On another front, Green Plains sees enormous potential in sustainable aviation fuels, specifically the possibility of making bio-based jet fuel from low-carbon ethanol. “We believe alcohol-to jet pathways are coming that could lead rapidly to 3 billion to 5 billion gallons of ethanol being diverted to SAF, notwithstanding some of the rules that are in place,” Becker says. “I think we could be a building block for that.”  

Meanwhile, carbon capture and sequestration could take the carbon intensity of all these fuels and products ultra low. “We could really create an interesting industry.”

Green Plains announced in 2021 that all of its biorefineries in Nebraska, Iowa and Minnesota (eight plants, in total)  have entered into a long-term carbon offtake agreement with Summit Carbon Solutions, a subsidiary of Summit Agricultural Group. The agreement is part of an announced CO2 pipeline that will develop the infrastructure to capture and transport CO2 for long-term deposit into geologic storage in North Dakota. Three dozen U.S. ethanol plants have signed on.

“Expanding our partnership with Summit Carbon Solutions is critical to the ongoing transformation of our biorefinery platform,” Becker said last spring. “Dramatically lowering the carbon intensity of our plants is important to our ultra-high protein ingredients and renewable corn oil as customers are increasingly looking to improve the carbon footprint of their own products. The pure CO2 coming from our fermentation process is ideally suited for capture and long-term sequestration and we believe this carbon reduction could earn additional income from low carbon fuel standard credits, 45Q tax credits and voluntary carbon credit markets as they develop in the future.”

In the meantime, he says, Green Plains still has ethanol economics to deal with—the volatility of Ethanol 1.0, the pandemic, politics and trade. “I often say, ‘We have to still be really good at making ethanol,’” Becker says. “And we are, but when you start to layer in all of these opportunities, the economics of ethanol become less of a concern because you are diverting more of that bushel of corn to higher-value products: proteins, oil, clean sugar, sustainable aviation fuel and more—and all of it will ultimately be made more attractive by carbon sequestration.”

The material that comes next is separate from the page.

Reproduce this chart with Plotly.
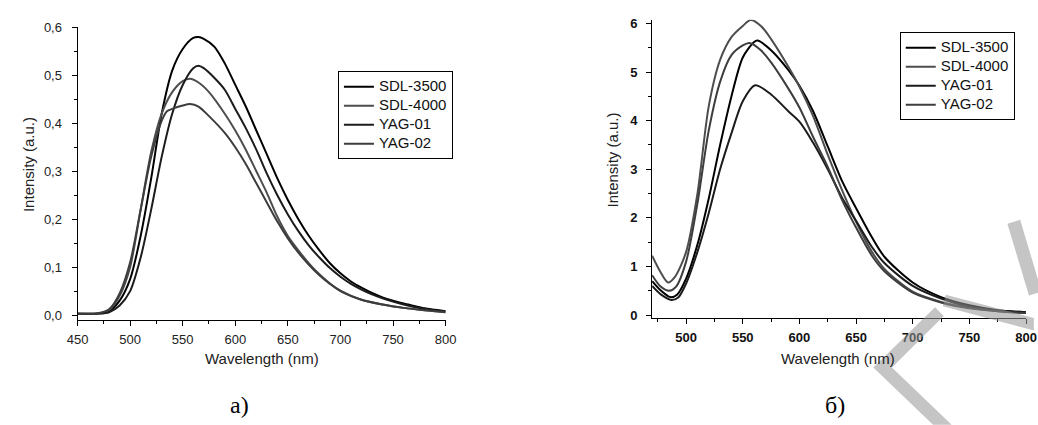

Across its four strategic areas of growth—protein, DCO, clean sugar and CCS—Green Plains is making progress on its transformation. “We’re moving forward, driving the value of our plants higher and bringing them closer to becoming the biorefineries, or biocampuses, that everyone has been talking about for a long time,” Becker says. “So, looking at the next two or three years, we believe this could be when ‘Ethanol 2.0’ finally starts to happen—a time of real transformation.”